Однако мудрый Левада нашел выход. После конференции я, как всегда, когда ездил в дальние края, остался в Забайкалье на отдых (не летать же на край света ради одной конференции!), так что время у меня было. Юра мне сказал: «Все очень просто. Не проси ничего у обкомовских чиновников. Просто скажи кому-то из нормальных местных интеллигентов, что тебя интересует этот журнал. Они скажут это в редакции, где тебя, конечно, знают. Журнал наверняка редактирует какой-нибудь бурятский классик, который сам ничего не читает, всем занимается молодой зам. со столичным образованием, он к тебе придет и принесет требуемый номер».
Так оно и случилось. Буквально на следующий день ко мне в гостиницу пришел очаровательный молодой человек, недавний выпускник не то филфака, не то философского факультета МГУ, который и заварил всю эту кашу, подарил номер журнала, сказал, что экземпляр действительно последний, и рассказал о превратностях местной жизни. Поскольку с кадрами в Улан-Удэ было трудно, с работы его все-таки не уволили. Эти два зачитанных (в Ленинграде их читали по очереди все мои друзья) номера «Байкала» я храню до сих пор. Позже я спросил Леваду:
– Ты что, знал этого парня и как там все происходило?
– Нет, – поклялся Юра, – я это теоретически вычислил. В нашей стране все происходит по одному и тому же шаблону, с минимумом вариаций.
Я ему поверил.
Левада был исключительно обязательным и доброжелательным человеком. Когда он руководил ВЦИОМом, я часто обращался к нему за материалами, и не было случая, чтобы он просьбу забыл или не выполнил.
Само появление Левады во ВЦИОМе оказалось неожиданным[10]. По складу своего мышления и направленности интересов он был, прежде всего, теоретиком.
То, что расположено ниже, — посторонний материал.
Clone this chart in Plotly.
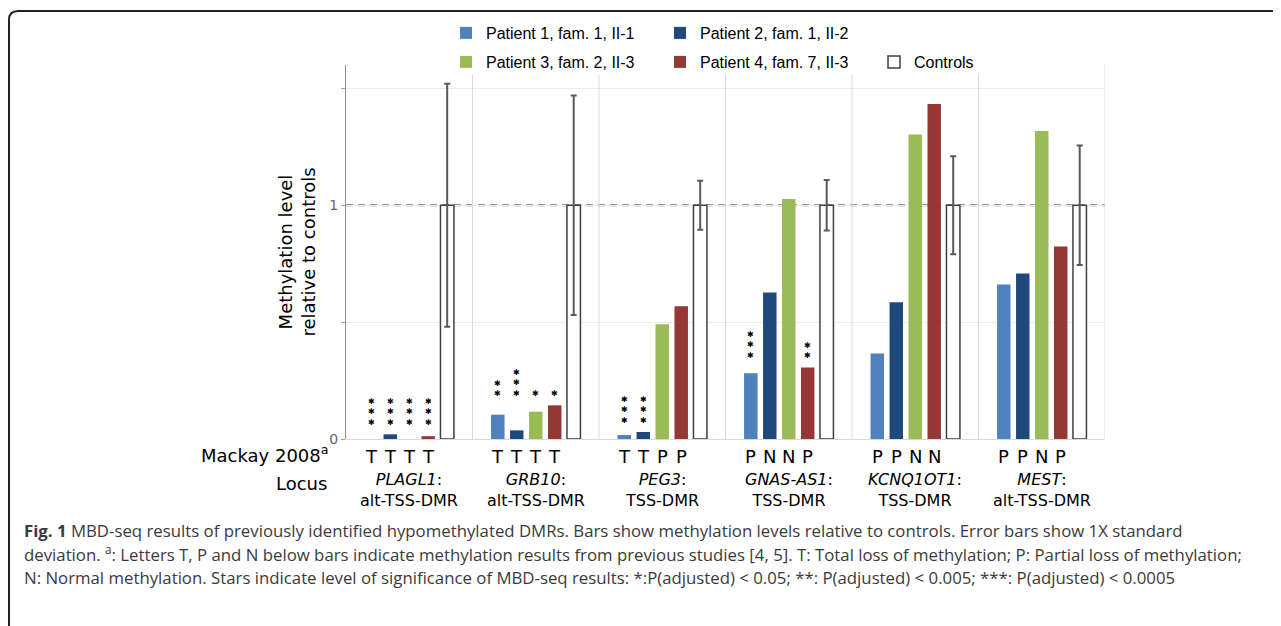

Если бы кто-то до перестройки сказал, что ему предстоит руководить центром по изучению общественного мнения, он, вероятно, засмеялся бы. Но в эпоху быстрых социальных трансформаций классические социологические модели оказались неприменимыми. Структурный функционализм лучше приспособлен к анализу стабильных структур и ретроспективному объяснению долгосрочных процессов, а интеракционизм и феноменология для подобной тематики слишком камерны. К тому же на науку не было ни времени, ни денег. Едва ли не единственным доступным (и финансируемым) источником социальной информации стали массовые опросы. Сами по себе оперативные опросы вряд ли были Леваде особенно интересны, да и количественными методами исследования он, в отличие от Бориса Грушина и Бориса Фирсова, раньше не занимался. Однако за текущей информацией политического характера он пытался нащупать общие тенденции социального развития, динамику ценностных ориентаций «простого советского человека», и сделал это блестяще. В этой историко-теоретической ориентации заключается главное отличие работы Левада-центра от аналогичных зарубежных исследований.
Извлечение глубинного смысла из, прямо скажем, не очень богатых эмпирических данных требует развитого социологического воображения, которым обладают далеко не все. Но я уверен, что в дальнейшем, когда наша жизнь станет историей, опросы Левада-Центра останутся ценным историческим источником, как и исследования Бориса Грушина. А если кто-нибудь применит к их анализу современный математический аппарат, он, возможно, извлечет из них и нечто такое, чего мы еще не знаем.
У Юры давно было плохо со здоровьем. Однажды, когда мы были на какой-то конференции в Сан-Франциско, перед самым отлетом ему внезапно стало очень плохо, но он сказал, что все пройдет, вызывать врача не надо. С помощью моего друга психолога Филиппа Зимбардо я с трудом посадил его в машину, потом в аэропорту мы всей командой везли грузного Леваду на багажной тележке, а он нас уговаривал не волноваться. Между прочим, в это время он был не только всемирно известным ученым, но и членом Президентского совета… Он не любил ни жаловаться, ни качать права, ни обременять других своими заботами, хотя сам на чужие беды всегда откликался.
Жизнь Юрия Левады – не только интеллектуальный, но и нравственный пример. Ученые нашего поколения не могли активно сопротивляться власти, все находилось в руках государства, несогласный мог только уйти, в крайнем случае – хлопнув дверью. У Юры такой опыт был. Когда в 2003 году власть начала зачистку информационного поля, этот опыт ему пригодился. Левада не стал ни писать слезных писем президенту, ни устраивать шумные митинги протеста, все и так было ясно. Но он ушел не один, а со всем своим творческим коллективом. Другого такого опыта я не знаю. Я горжусь тем, что этот нравственный почин в очередное тяжелое время осуществили мои коллеги-социологи, ученики и сотрудники Левады.